西武・星野球団代表は近鉄買収の急展開について「売る、売らないは近鉄さんの問題。出てきた話にいちいち反応してもしようがない」と、1日のパ・リーグ臨時理事会での報告を待つ方針。その上で「西武球団としては1リーグ制がいいと思ってやっている。今は球界が大きく動いているところで波を止めることはない。一気に行くべきだ」と話し、あらためて合併→1リーグ制移行を支持した。
ライブドアによる近鉄球団買収の意向表明に、一方の当事者である近畿日本鉄道の山口昌紀社長は30日、「お断りした。オリックスとやるのが1番いいと思ってやっている。もう終わった話。男に二言はない」と怒りをあらわにしながら明確に拒否した。近鉄球団の小林哲也社長も「28日に申し入れはあったが、お断りした。球界全体で合併の話が進んでいる時で、急にそんなことを言われても遅い」と語った。
オリックスの宮内義彦オーナーは「われわれは近鉄球団との合併交渉を鋭意続けていきます」とやんわり拒否し、根来泰周コミッショナーも「両球団が統合の話を進めている中で第3者が横から入ってきて、買いたいと言っても一般的には難しい話だと思う」と実現性が薄いことを示唆した。

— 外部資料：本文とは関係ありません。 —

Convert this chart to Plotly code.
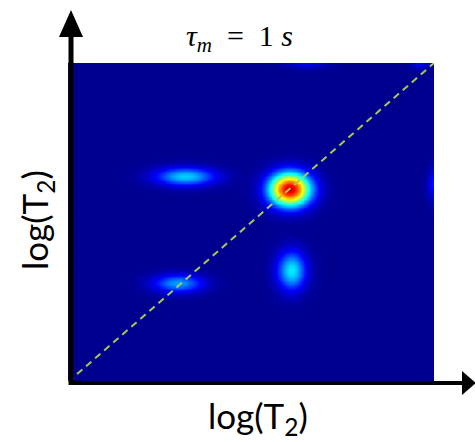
import numpy as np
import plotly.graph_objects as go

# Blob parameters (axis units 0..100 on both axes)
blob_x = [60.5, 32, 61, 30, 65, 100, 96]
blob_y = [60.5, 64.5, 35, 31, 101, 62, 100]
blob_amp = [0.92, 0.33, 0.36, 0.28, 0.16, 0.14, 0.12]
blob_sx = [4.0, 5.8, 2.8, 4.8, 4.0, 1.3, 1.5]
blob_sy = [3.7, 2.0, 4.3, 2.0, 1.5, 3.5, 1.2]

axis_range = [0, 100]
title_text = "<i>τ</i><sub><i>m</i></sub>  =  1 <i>s</i>"
xlabel = "log(T<sub>2</sub>)"
ylabel = "log(T<sub>2</sub>)"

gx = np.linspace(axis_range[0], axis_range[1], 241)
gy = np.linspace(axis_range[0], axis_range[1], 241)
X, Y = np.meshgrid(gx, gy)
Z = np.zeros_like(X)
for bx, by, a, sx, sy in zip(blob_x, blob_y, blob_amp, blob_sx, blob_sy):
    Z += a * np.exp(-0.5 * (((X - bx) / sx) ** 2 + ((Y - by) / sy) ** 2))

jet = [[0, 'rgb(0,0,143)'], [0.125, 'rgb(0,0,255)'], [0.375, 'rgb(0,255,255)'],
       [0.625, 'rgb(255,255,0)'], [0.875, 'rgb(255,0,0)'], [1, 'rgb(128,0,0)']]

fig = go.Figure()
fig.add_trace(go.Heatmap(x=gx, y=gy, z=Z, colorscale=jet, zmin=0, zmax=1,
                         zsmooth='best', showscale=False, hoverinfo='skip'))
fig.add_trace(go.Scatter(x=axis_range, y=axis_range, mode='lines',
                         line=dict(color='rgb(170,200,80)', width=2, dash='7px,5px'),
                         hoverinfo='skip', cliponaxis=False))

W, H = 475, 442
L, R, T, B = 68, 41, 63, 60
pw, ph = W - L - R, H - T - B

def px(x):
    return (x - L) / pw

def py(y):
    return (H - B - y) / ph

shapes = []
# y-axis arrow
shapes.append(dict(type='line', xref='paper', yref='paper', x0=px(71), x1=px(71),
                   y0=py(385), y1=py(34), line=dict(color='black', width=5), layer='above'))
shapes.append(dict(type='path', xref='paper', yref='paper',
                   path=f"M {px(59)} {py(37)} L {px(71)} {py(10)} L {px(83)} {py(37)} Z",
                   fillcolor='black', line=dict(color='black', width=0), layer='above'))
# x-axis arrow
shapes.append(dict(type='line', xref='paper', yref='paper', x0=px(69), x1=px(465),
                   y0=py(383), y1=py(383), line=dict(color='black', width=4), layer='above'))
shapes.append(dict(type='path', xref='paper', yref='paper',
                   path=f"M {px(462)} {py(371)} L {px(476)} {py(383)} L {px(462)} {py(395)} Z",
                   fillcolor='black', line=dict(color='black', width=0), layer='above'))

annotations = [
    dict(text=title_text, xref='paper', yref='paper', x=px(239), y=py(38),
         xanchor='center', yanchor='middle', showarrow=False,
         font=dict(family='Liberation Serif', size=30, color='black')),
    dict(text=xlabel, xref='paper', yref='paper', x=px(258), y=py(417),
         xanchor='center', yanchor='middle', showarrow=False,
         font=dict(family='Lato', size=35, color='black')),
    dict(text=ylabel, xref='paper', yref='paper', x=px(36), y=py(220),
         xanchor='center', yanchor='middle', showarrow=False, textangle=-90,
         font=dict(family='Lato', size=35, color='black')),
]

fig.update_layout(
    width=W, height=H, margin=dict(l=L, r=R, t=T, b=B),
    paper_bgcolor='white', plot_bgcolor='rgb(0,0,143)',
    showlegend=False, shapes=shapes, annotations=annotations,
    xaxis=dict(range=axis_range, showgrid=False, zeroline=False, showticklabels=False,
               ticks='', showline=False),
    yaxis=dict(range=axis_range, showgrid=False, zeroline=False, showticklabels=False,
               ticks='', showline=False),
)
fig.write_html("out.html", config={'displayModeBar': False},
               post_script="document.body.style.margin='0px';document.body.style.overflow='hidden';")
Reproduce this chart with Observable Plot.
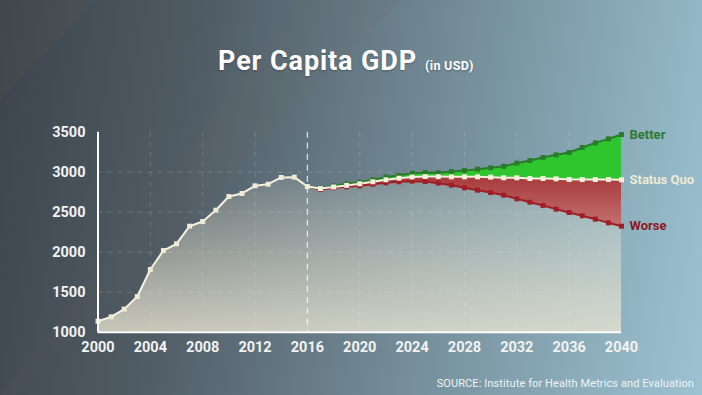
<!DOCTYPE html>
<html>
<head>
<meta charset="utf-8">
<script src="https://cdn.jsdelivr.net/npm/d3@7"></script>
<script src="https://cdn.jsdelivr.net/npm/@observablehq/plot@0.6"></script>
<style>
  html, body { margin: 0; padding: 0; }
  body { width: 702px; height: 395px; overflow: hidden; font-family: Roboto, "DejaVu Sans", sans-serif; }
  #wrap {
    position: relative; width: 702px; height: 395px; overflow: hidden;
    background: linear-gradient(100deg, #3c444b 0%, #515d66 28%, #718995 58%, #9cc3d3 100%);
  }
  #sheen {
    position: absolute; left: 0; top: 0; width: 702px; height: 395px;
    background: rgba(120,100,80,0.10);
    clip-path: polygon(0 0, 97px 0, 0 100px);
  }
  #sheen2 {
    position: absolute; left: 0; top: 0; width: 702px; height: 395px;
    background: rgba(120,105,90,0.08);
    clip-path: polygon(0 395px, 17px 395px, 402px 0, 300px 0, 0 395px);
  }
  #chart { position: absolute; left: 0; top: 0; }
  #title {
    position: absolute; left: 218px; top: 45px;
    color: #ffffff; font-weight: 700; font-size: 27px; line-height: 32px; white-space: nowrap;
    letter-spacing: 0.9px;
    text-shadow: 0 1px 2px rgba(0,0,0,0.25);
  }
  #title small { font-size: 12.5px; font-weight: 700; margin-left: 8px; letter-spacing: 0.3px; }
  #source {
    position: absolute; right: 8px; top: 376px; color: #eef3f5; font-size: 11px;
    line-height: 16px; letter-spacing: 0.1px; white-space: nowrap;
  }
</style>
</head>
<body>
<div id="wrap">
  <div id="sheen"></div>
  <div id="sheen2"></div>
  <div id="chart"></div>
  <div id="title">Per Capita GDP<small>(in USD)</small></div>
  <div id="source">SOURCE: Institute for Health Metrics and Evaluation</div>
</div>
<script>
// ---- data ----
const histYears = [2000,2001,2002,2003,2004,2005,2006,2007,2008,2009,2010,2011,2012,2013,2014,2015,2016];
const histValues = [1137,1192,1288,1446,1784,2021,2105,2325,2384,2525,2696,2734,2830,2850,2934,2938,2821];
const projYears = [2016,2017,2018,2019,2020,2021,2022,2023,2024,2025,2026,2027,2028,2029,2030,2031,2032,2033,2034,2035,2036,2037,2038,2039,2040];
const better    = [2821,2800,2830,2855,2875,2905,2938,2963,2988,2996,2992,3009,3021,3038,3055,3075,3113,3146,3184,3217,3246,3309,3367,3417,3471];
const statusQuo = [2821,2795,2815,2835,2855,2880,2905,2925,2940,2945,2945,2942,2942,2942,2938,2930,2930,2921,2921,2917,2909,2909,2909,2909,2905];
const worse     = [2821,2784,2805,2817,2830,2850,2867,2880,2888,2884,2863,2838,2805,2775,2746,2713,2667,2625,2584,2538,2496,2455,2413,2367,2325];
const xTicks = [2000,2004,2008,2012,2016,2020,2024,2028,2032,2036,2040];
const yTicks = [1000,1500,2000,2500,3000,3500];
const gridX = [2004,2008,2012,2020,2024,2028,2032,2036];
const gridY = [1500,2000,2500,3000];
const splitYear = [2016];
const seriesLabels = ["Better","Status Quo","Worse"];

// ---- derived tables ----
const hist = histYears.map((year, i) => ({year, value: histValues[i]}));
const proj = projYears.map((year, i) => ({year, better: better[i], sq: statusQuo[i], worse: worse[i]}));
const projDots = proj.slice(1);
const total = hist.concat(proj.slice(1).map(d => ({year: d.year, value: d.sq})));
const last = proj[proj.length - 1];
const labels = [
  {year: last.year, value: last.better, text: seriesLabels[0], color: "#2c7a2e"},
  {year: last.year, value: last.sq, text: seriesLabels[1], color: "#efe9d4"},
  {year: last.year, value: last.worse, text: seriesLabels[2], color: "#8c1a20"}
];

const defs = () => {
  const g = d3.create("svg:g");
  const d = g.append("defs");
  const a = d.append("linearGradient").attr("id", "baseFill").attr("x1", 0).attr("y1", 0).attr("x2", 0).attr("y2", 1);
  a.append("stop").attr("offset", "0%").attr("stop-color", "#e6e2cf").attr("stop-opacity", 0.15);
  a.append("stop").attr("offset", "100%").attr("stop-color", "#e6e2cf").attr("stop-opacity", 0.8);
  const r = d.append("linearGradient").attr("id", "redFill").attr("x1", 0).attr("y1", 0).attr("x2", 0).attr("y2", 1);
  r.append("stop").attr("offset", "0%").attr("stop-color", "#a83a3c");
  r.append("stop").attr("offset", "100%").attr("stop-color", "#c27070");
  return g.node();
};

const chart = Plot.plot({
  width: 702,
  height: 395,
  marginLeft: 97.5,
  marginRight: 81,
  marginTop: 131.7,
  marginBottom: 63.3,
  style: {
    background: "transparent",
    color: "#f2f2f2",
    fontFamily: "Roboto, 'DejaVu Sans', sans-serif",
    fontSize: "14.5px",
    fontWeight: "700"
  },
  x: {domain: [2000, 2040], ticks: xTicks, tickFormat: d => String(d), tickSize: 0, tickPadding: 10, label: null},
  y: {domain: [1000, 3500], ticks: yTicks, tickFormat: d => String(d), tickSize: 0, tickPadding: 12.5, label: null},
  marks: [
    defs,
    Plot.areaY(total, {x: "year", y1: 1000, y2: "value", fill: "url(#baseFill)"}),
    Plot.ruleX(gridX, {stroke: "#ffffff", strokeOpacity: 0.16, strokeDasharray: "5,5"}),
    Plot.ruleY(gridY, {stroke: "#ffffff", strokeOpacity: 0.16, strokeDasharray: "5,5"}),
    Plot.ruleX(splitYear, {stroke: "#ffffff", strokeOpacity: 0.75, strokeWidth: 1.3, strokeDasharray: "6,5"}),
    Plot.areaY(proj, {x: "year", y1: "worse", y2: "sq", fill: "url(#redFill)"}),
    Plot.areaY(proj, {x: "year", y1: "sq", y2: "better", fill: "#2fc52f"}),
    Plot.line(proj, {x: "year", y: "worse", stroke: "#a01e26", strokeWidth: 2}),
    Plot.line(proj, {x: "year", y: "better", stroke: "#2a7a2c", strokeWidth: 2}),
    Plot.line(proj, {x: "year", y: "sq", stroke: "#f6f1de", strokeWidth: 2}),
    Plot.line(hist, {x: "year", y: "value", stroke: "#f6f1de", strokeWidth: 2}),
    Plot.dot(projDots, {x: "year", y: "worse", symbol: "square", r: 2.8, fill: "#a01e26", stroke: "none"}),
    Plot.dot(projDots, {x: "year", y: "better", symbol: "square", r: 2.8, fill: "#2a7a2c", stroke: "none"}),
    Plot.dot(projDots, {x: "year", y: "sq", symbol: "square", r: 2.8, fill: "#f6f1de", stroke: "none"}),
    Plot.dot(hist, {x: "year", y: "value", symbol: "square", r: 2.8, fill: "#efe9d6", stroke: "none"}),
    Plot.ruleY([1000], {stroke: "#ffffff", strokeWidth: 2}),
    Plot.ruleX([2000], {y1: 1000, y2: 3500, stroke: "#ffffff", strokeWidth: 2}),
    Plot.text(labels, {x: "year", y: "value", text: "text", fill: "color", dx: 8, textAnchor: "start", fontSize: 13, fontWeight: 700})
  ]
});
document.getElementById("chart").appendChild(chart);
</script>
</body>
</html>
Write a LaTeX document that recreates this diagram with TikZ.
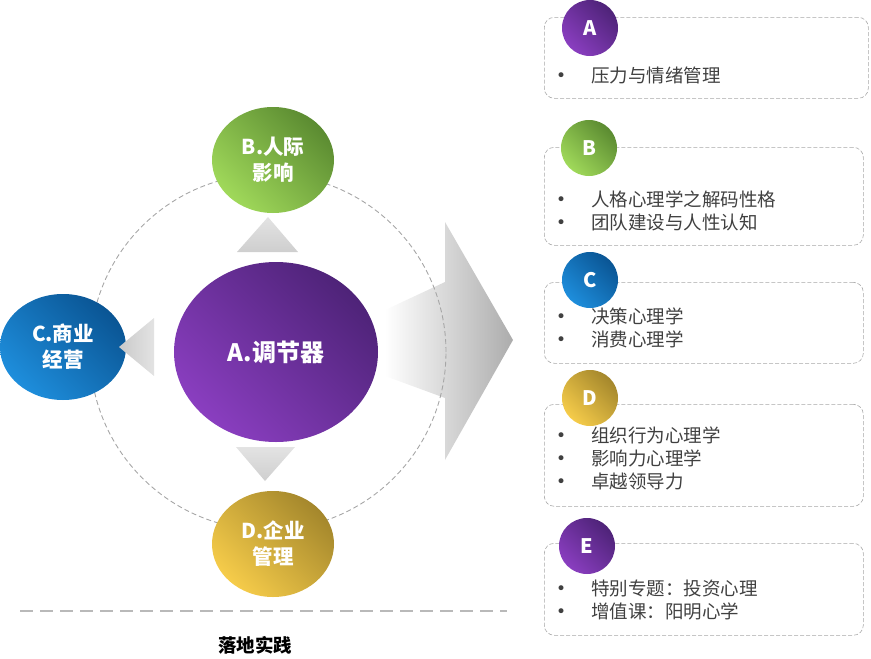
\documentclass[tikz,border=0pt]{standalone}
\usepackage{fontspec}
\setmainfont{Noto Sans CJK SC}
\newfontfamily\symfont{DejaVu Sans}
\usetikzlibrary{shapes.geometric,positioning}

\definecolor{purpleL}{HTML}{8A3EC0}
\definecolor{purpleD}{HTML}{4E2378}
\definecolor{greenL}{HTML}{A0D95A}
\definecolor{greenD}{HTML}{5B8B31}
\definecolor{blueL}{HTML}{1E8EDC}
\definecolor{blueD}{HTML}{0A5594}
\definecolor{goldL}{HTML}{F6CC4A}
\definecolor{goldD}{HTML}{A4872C}
\definecolor{itemgray}{HTML}{404040}
\definecolor{linegray}{HTML}{A8A8A8}

\newcommand{\bul}{\makebox[35pt][l]{\raisebox{1pt}{\symfont\fontsize{17}{17}\selectfont •}}}

\begin{document}
\begin{tikzpicture}[x=1pt, y=-1pt,
    tone/.style 2 args={top color=#2, bottom color=#1, shading angle=-45},
    petal/.style={ellipse, inner sep=0pt, align=center, text=white, font=\bfseries\fontsize{20.5}{26}\selectfont, minimum width=122pt, minimum height=106pt},
    hub/.style={petal, minimum width=204pt, minimum height=180pt, font=\bfseries\fontsize{24}{28}\selectfont},
    badge/.style={circle, inner sep=0pt, minimum size=56pt, text=white, font=\bfseries\fontsize{20}{20}\selectfont},
    card/.style={draw=linegray, dashed, dash pattern=on 4pt off 2pt, rounded corners=10pt, line width=0.6pt, anchor=north west, minimum width=319pt},
    items/.style={anchor=west, inner sep=0pt, align=left, text=itemgray, font=\fontsize{18.5}{23}\selectfont},
    hint/.style={top color=gray!22, bottom color=gray!38},
    ring/.style={draw=gray!70, dash pattern=on 5pt off 3pt, line width=0.9pt}
  ]
    \useasboundingbox (0,0) rectangle (871,659);

    % big arrow towards the cards
    \shade[left color=white, right color=gray!65]
      (385,310) -- (445,282) -- (445,222) -- (513,340) -- (445,460) -- (445,398) -- (385,376) -- cycle;

    \draw[ring] (268,352) circle [radius=178pt];

    \node[hub, tone={purpleL}{purpleD}] (hub) at (276,352) {A.调节器};
    \node[petal, tone={greenL}{greenD}] (b) at (273,160) {B.人际\\影响};
    \node[petal, tone={blueL}{blueD}, minimum width=126pt] (c) at (63,347) {C.商业\\经营};
    \node[petal, tone={goldL}{goldD}] (d) at (273,544) {D.企业\\管理};

    % small pointers
    \shade[hint] (237,252) -- (268,217) -- (298,252) -- cycle;
    \shade[hint] (236,447) -- (265,481) -- (295,447) -- cycle;
    \shade[hint, left color=gray!42, right color=gray!22] (154,318) -- (119,347) -- (154,376) -- cycle;

    % cards
    \node[card, minimum width=324pt, minimum height=81pt] (cardA) at (544,17) {};
    \node[card, minimum height=98pt] (cardB) at (544,147) {};
    \node[card, minimum height=81pt] (cardC) at (544,282) {};
    \node[card, minimum height=102pt] (cardD) at (544,404) {};
    \node[card, minimum height=92pt] (cardE) at (544,543) {};

    \node[badge, tone={purpleL}{purpleD}] (badgeA) at (590,28) {A};
    \node[badge, tone={greenL}{greenD}] (badgeB) at (589,148) {B};
    \node[badge, tone={blueL}{blueD}] (badgeC) at (590,280) {C};
    \node[badge, tone={goldL}{goldD}] (badgeD) at (590,398) {D};
    \node[badge, tone={purpleL}{purpleD}] (badgeE) at (587,546) {E};

    \node[items] (itemsA) at (556,75) {\bul 压力与情绪管理};
    \node[items] (itemsB) at (556,211) {\bul 人格心理学之解码性格\\\bul 团队建设与人性认知};
    \node[items] (itemsC) at (556,328) {\bul 决策心理学\\\bul 消费心理学};
    \node[items] (itemsD) at (556,458) {\bul 组织行为心理学\\\bul 影响力心理学\\\bul 卓越领导力};
    \node[items] (itemsE) at (556,600) {\bul 特别专题：投资心理\\\bul 增值课：阳明心学};

    % bottom rule and caption
    \draw[draw=gray!55, line width=2pt, dash pattern=on 13pt off 7pt] (20,611) -- (507,611);
    \node[font=\bfseries\fontsize{18.5}{20}\selectfont] (practice) at (255,645) {落地实践};
  \end{tikzpicture}
\end{document}
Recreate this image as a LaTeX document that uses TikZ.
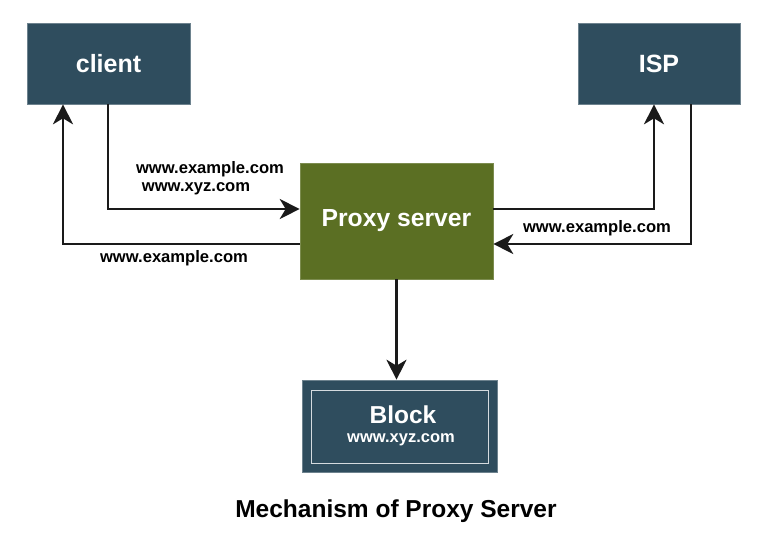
\documentclass[tikz,border=0pt]{standalone}
\usepackage{fontspec}
\setmainfont{Liberation Sans}
\usetikzlibrary{arrows.meta}
\definecolor{boxblue}{HTML}{2F4D5E}
\definecolor{boxgreen}{HTML}{5B6F23}
\definecolor{linecol}{HTML}{1A1A1A}
\tikzset{
  bluebox/.style={draw=boxblue!70!white, line width=0.6pt, fill=boxblue, text=white, font=\bfseries\fontsize{25}{29}\selectfont, inner sep=0pt},
  greenbox/.style={draw=boxgreen!80!white, line width=0.6pt, fill=boxgreen, text=white, font=\bfseries\fontsize{24.7}{28}\selectfont, inner sep=0pt},
  conn/.style={draw=linecol, line width=2.2pt, -{Stealth[length=20pt,width=20pt,inset=6pt]}},
  lbl/.style={font=\bfseries\fontsize{16.6}{19}\selectfont, text=black, inner sep=0pt},
}
\begin{document}
\begin{tikzpicture}[x=1pt,y=-1pt]
\useasboundingbox (0,0) rectangle (774,547);
\node[bluebox, minimum width=163pt, minimum height=81pt] (client) at (108.5,63.5) {client};
\node[bluebox, minimum width=162pt, minimum height=81pt] (isp) at (659,63.5) {ISP};
\node[greenbox, minimum width=193pt, minimum height=116pt] (proxy) at (396.5,221) {Proxy server};
\node[bluebox, minimum width=195pt, minimum height=92pt] (block) at (399.5,426) {};
\draw[white!80!boxblue, line width=1pt] (311,390) rectangle (488,463);
\node[text=white, font=\bfseries\fontsize{24.5}{28}\selectfont, inner sep=0pt] (blocktitle) at (403,415) {Block};
\node[text=white, font=\bfseries\fontsize{16.5}{19}\selectfont, inner sep=0pt] (blockurl) at (401,440) {www.xyz.com};

\coordinate (c1) at (108,209);
\coordinate (c2) at (63,244);
\coordinate (i1) at (654,209);
\coordinate (i2) at (691,244);

\draw[conn] (client.south -| c1) -- (c1) -- (c1 -| proxy.west);
\draw[conn] (c2 -| proxy.west) -- (c2) -- (c2 |- client.south);
\draw[conn] (i1 -| proxy.east) -- (i1) -- (i1 |- isp.south);
\draw[conn] (i2 |- isp.south) -- (i2) -- (i2 -| proxy.east);
\draw[conn] (proxy.south) -- (block.north -| proxy.south);

\node[lbl] (l1) at (210,169) {www.example.com};
\node[lbl] (l2) at (196,189) {www.xyz.com};
\node[lbl] (l3) at (174,258) {www.example.com};
\node[lbl] (l4) at (597,228) {www.example.com};
\node[font=\bfseries\fontsize{24.5}{28}\selectfont, inner sep=0pt] (title) at (396,511) {Mechanism of Proxy Server};
\end{tikzpicture}
\end{document}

インターネット関連サービスのライブドア(本社・東京)の堀江貴文社長は30日、都内の東京証券取引所で記者会見し、オリックス・ブルーウェーブとの合併で合意している近鉄バファローズの買収に乗り出すことを正式に表明した。これに先立ち、球団の親会社である近畿日本鉄道は「あくまでもオリックスとの合併で話を進めていく。(ライブドアへの売却は)明確にお断りしている」とコメントした。
ライブドア側は会見で、買収額は10億円から30億円まで用意していることや、プロ野球選手会関係者を通じて買収交渉を行っていることを明らかにした。また買収が成功した場合、12球団での2リーグ制を堅持したいとの意向も表明した。